📚 Understanding Multi-Step Equations with Variables on Both Sides
Multi-step equations with variables on both sides are algebraic equations that require multiple steps to solve and contain the variable you're trying to find on both sides of the equals sign. These equations build upon the principles of one- and two-step equations, incorporating distribution, combining like terms, and inverse operations to isolate the variable.
📜 A Brief History
The history of solving equations dates back to ancient civilizations, with early methods found in Babylonian and Egyptian texts. However, the symbolic notation we use today developed gradually, particularly during the Renaissance and early modern periods. The systematic use of variables and algebraic manipulation became more standardized, paving the way for the efficient methods we use to solve complex equations today.

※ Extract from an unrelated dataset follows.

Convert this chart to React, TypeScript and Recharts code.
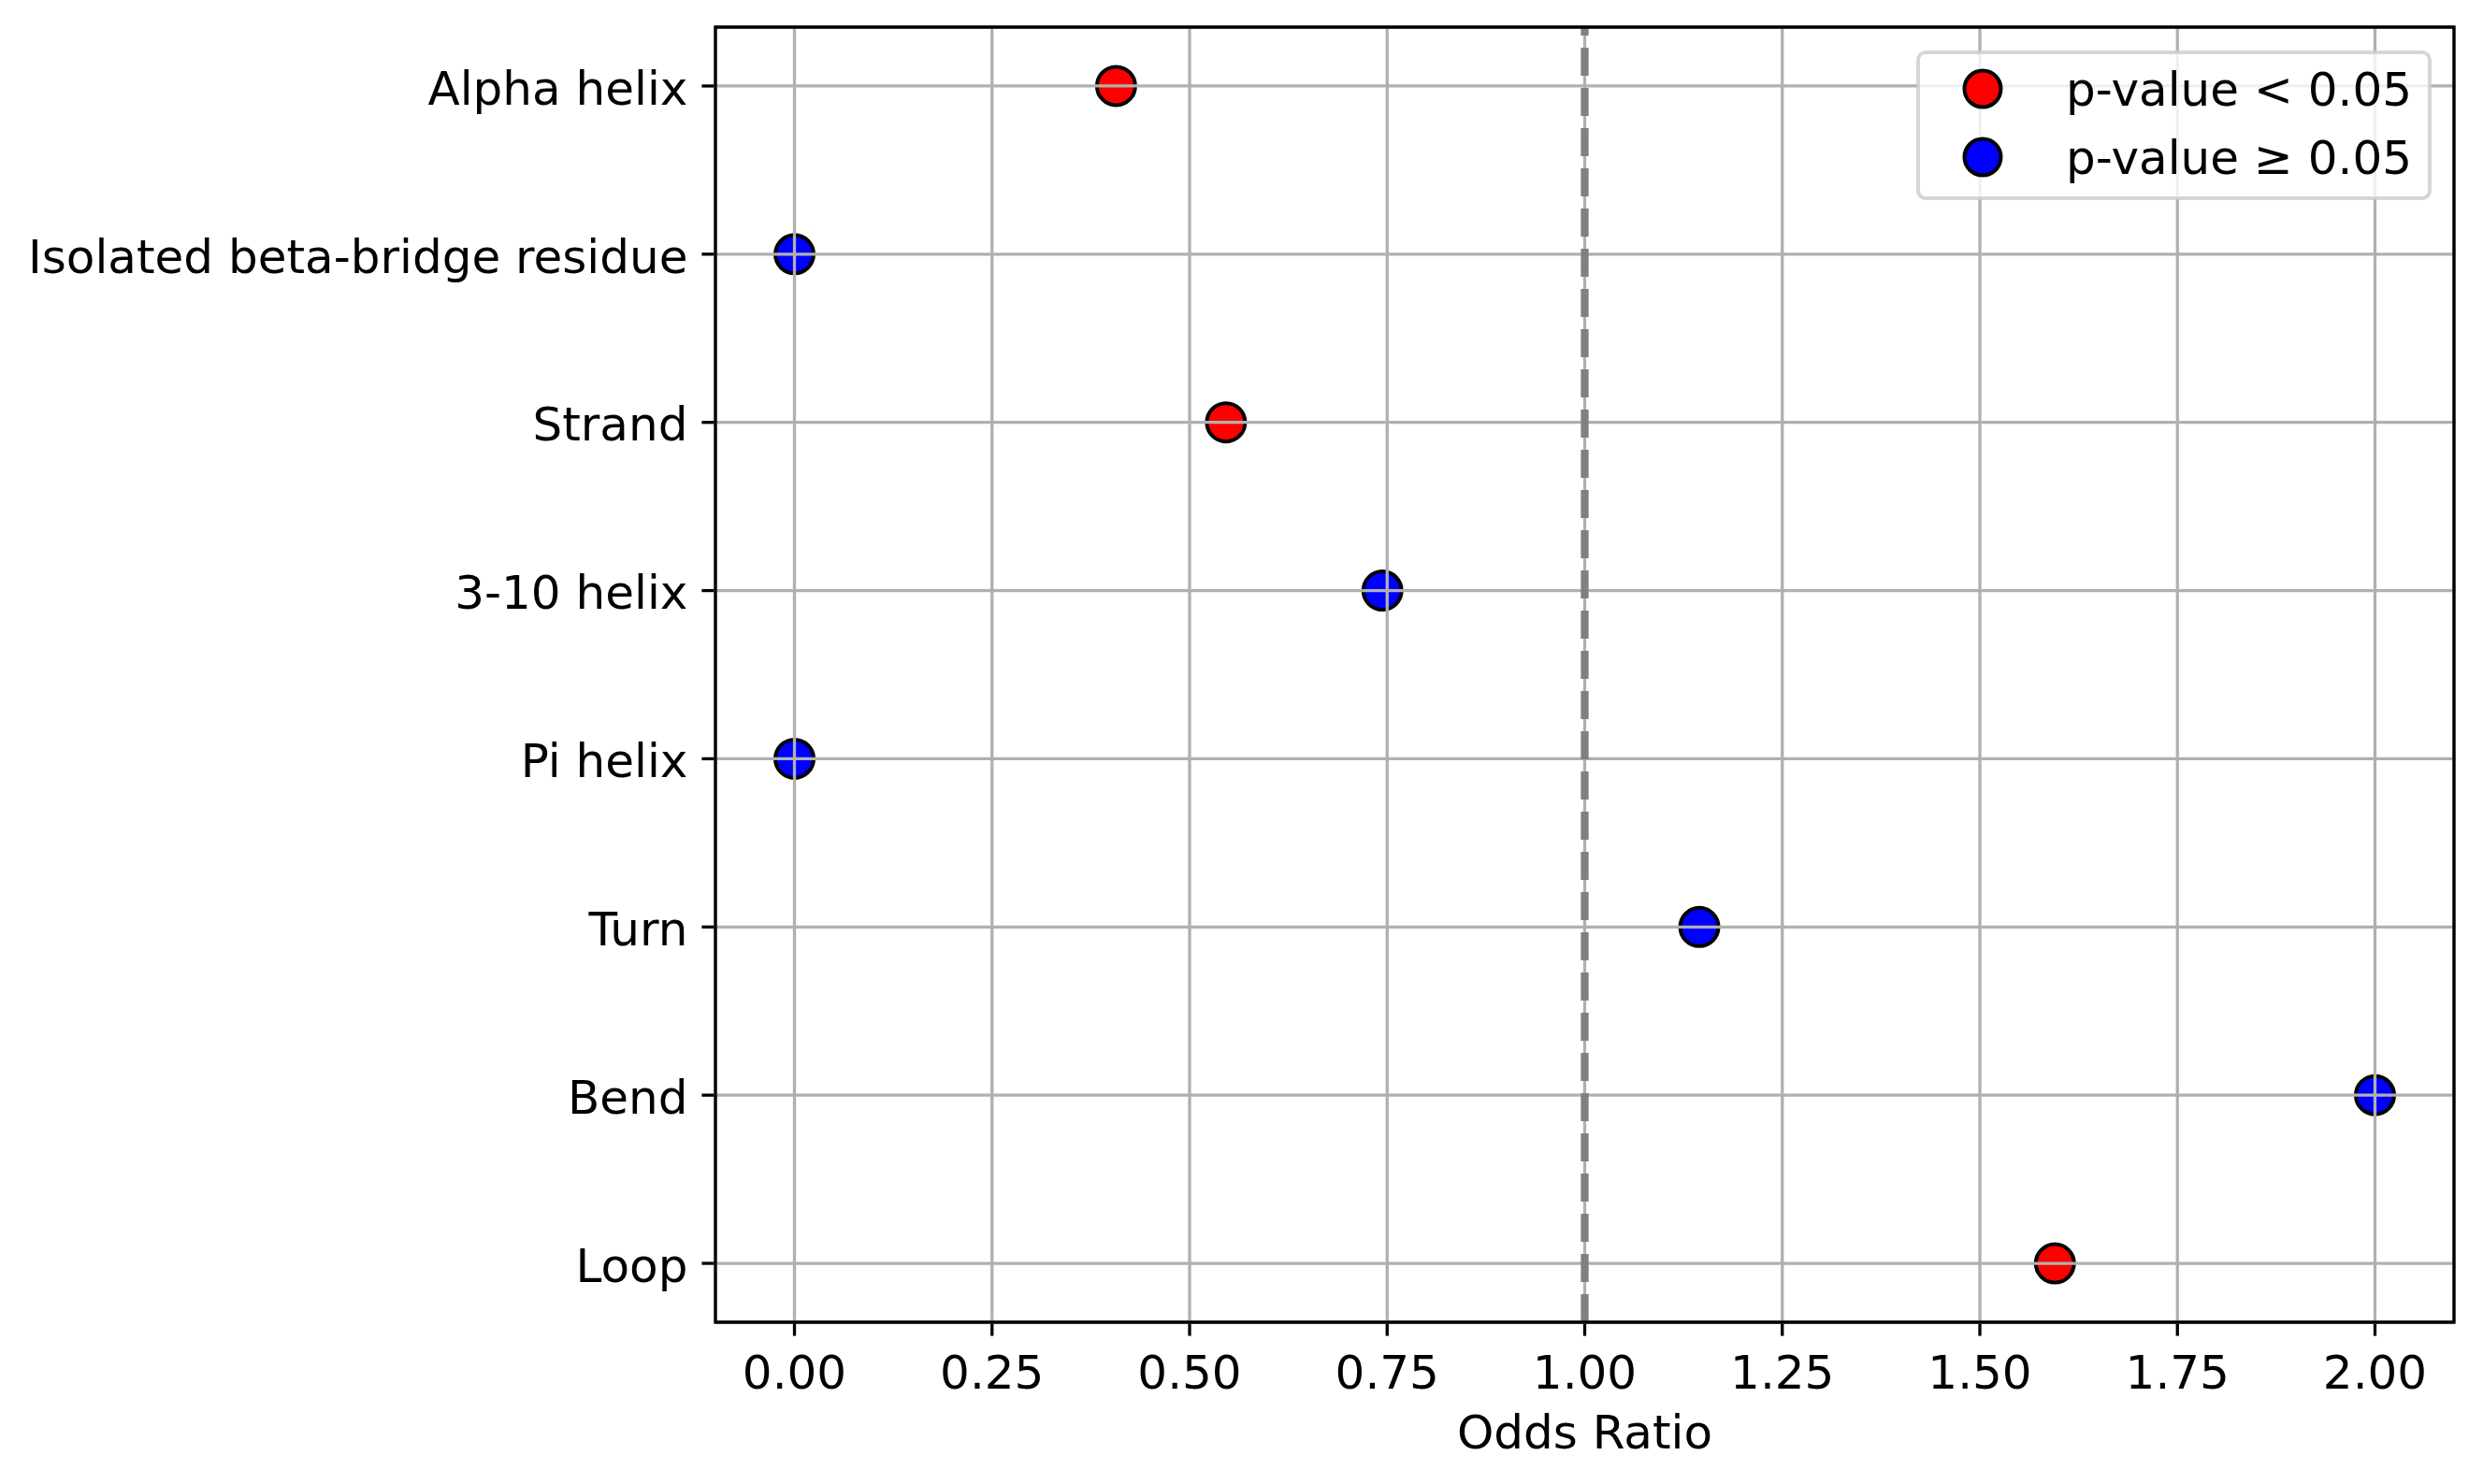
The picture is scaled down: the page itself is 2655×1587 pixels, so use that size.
import React from 'react';
import {
  ScatterChart,
  Scatter,
  XAxis,
  YAxis,
  CartesianGrid,
  ReferenceLine,
  ReferenceArea,
  Legend,
} from 'recharts';

const categories = [
  'Alpha helix',
  'Isolated beta-bridge residue',
  'Strand',
  '3-10 helix',
  'Pi helix',
  'Turn',
  'Bend',
  'Loop',
];
const oddsRatios = [0.407, 0.0, 0.546, 0.744, 0.0, 1.145, 2.0, 1.595];
const significant = [true, false, true, false, false, false, false, true];

const seriesNames = ['p-value < 0.05', 'p-value \u2265 0.05'];
const seriesColors = ['#ff0000', '#0000ff'];

const xTicks = [0, 0.25, 0.5, 0.75, 1.0, 1.25, 1.5, 1.75, 2.0];
const xDomain = [-0.1, 2.1];
const yDomain = [-0.35, 7.35];
const yTicks = categories.map((_, i) => i);
const referenceValue = 1.0;
const xLabel = 'Odds Ratio';

const sigData = categories
  .map((c, i) => ({ name: c, x: oddsRatios[i], y: i, sig: significant[i] }))
  .filter((d) => d.sig);
const nonSigData = categories
  .map((c, i) => ({ name: c, x: oddsRatios[i], y: i, sig: significant[i] }))
  .filter((d) => !d.sig);

const FONT = '"DejaVu Sans", sans-serif';

const makeDot = (color: string) => (props: any) => {
  const { cx, cy } = props;
  if (cx == null || cy == null) return <g />;
  return <circle cx={cx} cy={cy} r={20.5} fill={color} stroke="#000" strokeWidth={4} />;
};

const LegendBox = (props: any) => {
  const payload = (props && props.payload && props.payload.length ? props.payload : null) ||
    seriesNames.map((n, i) => ({ value: n, color: seriesColors[i] }));
  return (
    <svg width={551} height={160} style={{ display: 'block' }}>
      <rect
        x={2}
        y={2}
        width={547}
        height={156}
        rx={8}
        ry={8}
        fill="#ffffff"
        fillOpacity={0.8}
        stroke="#cccccc"
        strokeOpacity={0.8}
        strokeWidth={4}
      />
      {payload.map((p: any, i: number) => (
        <g key={i}>
          <circle cx={71} cy={41 + i * 73} r={19.5} fill={seriesColors[i]} stroke="#000" strokeWidth={4} />
          <text x={160} y={59 + i * 73} fontSize={50} fontFamily={FONT} fill="#000">
            {seriesNames[i]}
          </text>
        </g>
      ))}
    </svg>
  );
};

export default function App() {
  return (
    <div style={{ position: 'absolute', left: 0, top: 0, background: '#fff' }}>
      <ScatterChart
        width={2655}
        height={1587}
        margin={{ top: 29, right: 31, bottom: 0, left: 0 }}
        style={{ fontFamily: FONT }}
      >
        <XAxis
          type="number"
          dataKey="x"
          domain={xDomain}
          ticks={xTicks}
          allowDataOverflow
          height={173}
          tickFormatter={(v: number) => v.toFixed(2)}
          tick={{ fontSize: 50, fill: '#000', fontFamily: FONT }}
          tickSize={14.6}
          tickMargin={21}
          tickLine={{ stroke: '#000', strokeWidth: 3.3 }}
          axisLine={false}
          label={{ value: xLabel, position: 'insideBottom', offset: 38, fontSize: 50, fill: '#000', fontFamily: FONT }}
        />
        <YAxis
          type="number"
          dataKey="y"
          domain={yDomain}
          ticks={yTicks}
          reversed
          allowDataOverflow
          interval={0}
          width={765}
          tickFormatter={(v: number) => categories[v] ?? ''}
          tick={{ fontSize: 50, fill: '#000', fontFamily: FONT, dy: 2 }}
          tickSize={14.6}
          tickMargin={15}
          tickLine={{ stroke: '#000', strokeWidth: 3.3 }}
          axisLine={false}
        />
        <Scatter
          name={seriesNames[0]}
          data={sigData}
          fill={seriesColors[0]}
          shape={makeDot(seriesColors[0])}
          isAnimationActive={false}
        />
        <Scatter
          name={seriesNames[1]}
          data={nonSigData}
          fill={seriesColors[1]}
          shape={makeDot(seriesColors[1])}
          isAnimationActive={false}
        />
        <CartesianGrid stroke="#b0b0b0" strokeWidth={3.3} {...({ zIndex: 700 } as any)} />
        <ReferenceLine
          x={referenceValue}
          stroke="#808080"
          strokeWidth={8.3}
          strokeDasharray="30 13"
          {...({ zIndex: 800 } as any)}
        />
        <ReferenceArea
          x1={xDomain[0]}
          x2={xDomain[1]}
          y1={yDomain[0]}
          y2={yDomain[1]}
          fill="none"
          fillOpacity={0}
          stroke="#000"
          strokeWidth={3.3}
          ifOverflow="visible"
          {...({ zIndex: 900 } as any)}
        />
        <Legend
          layout="vertical"
          align="center"
          verticalAlign="middle"
          wrapperStyle={{ left: 2049, top: 54, width: 551, height: 160 }}
          content={<LegendBox />}
        />
      </ScatterChart>
    </div>
  );
}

🔑 Key Principles for Solving
- ⚖️The Golden Rule: What you do to one side of the equation, you MUST do to the other to maintain balance.
- ➕Simplify First: Combine like terms on each side of the equation before proceeding.
- ➗Isolate the Variable: Use inverse operations (addition/subtraction, multiplication/division) to get the variable alone on one side of the equation.
- 🤝Deal with Distribution: If there are parentheses, distribute any factors outside them across the terms inside.
- ✔️Check Your Work: Substitute your solution back into the original equation to verify its correctness.
🪜 Step-by-Step Guide
- 🧑🏫Simplify Each Side: Distribute and combine like terms on each side of the equation independently.
- ➕Move Variables to One Side: Add or subtract terms to get all variable terms on one side. Generally, moving the smaller variable term avoids negative coefficients.
- 🔢Isolate the Variable Term: Add or subtract constant terms to isolate the variable term on one side of the equation.
- ➗Solve for the Variable: Divide both sides by the coefficient of the variable to find its value.
- 🧐Check Your Solution: Substitute your solution back into the original equation to confirm that it makes the equation true.
🧮 Real-World Examples
Let's work through some examples to solidify your understanding.
Example 1
Solve: $5x + 3 = 2x + 15$
- Subtract $2x$ from both sides: $5x - 2x + 3 = 2x - 2x + 15$ which simplifies to $3x + 3 = 15$
- Subtract $3$ from both sides: $3x + 3 - 3 = 15 - 3$ which simplifies to $3x = 12$
- Divide both sides by $3$: $\frac{3x}{3} = \frac{12}{3}$ which simplifies to $x = 4$
Example 2
Solve: $2(y - 1) = 3y + 8$
- Distribute the $2$ on the left side: $2y - 2 = 3y + 8$
- Subtract $2y$ from both sides: $2y - 2y - 2 = 3y - 2y + 8$ which simplifies to $-2 = y + 8$
- Subtract $8$ from both sides: $-2 - 8 = y + 8 - 8$ which simplifies to $-10 = y$
- Therefore, $y = -10$
Example 3
Solve: $4(z + 2) - z = 2(z - 1) + 5$
- Distribute on both sides: $4z + 8 - z = 2z - 2 + 5$
- Combine like terms on both sides: $3z + 8 = 2z + 3$
- Subtract $2z$ from both sides: $3z - 2z + 8 = 2z - 2z + 3$ which simplifies to $z + 8 = 3$
- Subtract $8$ from both sides: $z + 8 - 8 = 3 - 8$ which simplifies to $z = -5$
📝 Practice Quiz
Test your understanding with these practice problems:
- Solve for x: $7x - 4 = 3x + 8$
- Solve for y: $2(y + 3) = y - 1$
- Solve for z: $5z + 2 = 8z - 10$
- Solve for a: $3(a - 2) = 5a + 4$
- Solve for b: $6b - 7 = 2b + 5$
- Solve for c: $4(c + 1) = 2c - 6$
- Solve for d: $9d + 3 = 5d - 9$
Answers: 1) x=3, 2) y=-7, 3) z=4, 4) a=-5, 5) b=3, 6) c=-5, 7) d=-3
💡 Tips for Success
- 🧠 Stay Organized: Keep your work neat and organized to avoid errors.
- ➕ Pay Attention to Signs: Be careful with negative signs when distributing and combining terms.
- 💪 Practice Regularly: The more you practice, the more comfortable you'll become with these types of equations.
- ✅ Double-Check: Always check your answer by substituting it back into the original equation.
✅ Conclusion
Mastering multi-step equations with variables on both sides requires a solid understanding of basic algebraic principles and careful attention to detail. By following the steps outlined in this guide and practicing regularly, you can build confidence and improve your problem-solving skills. Good luck!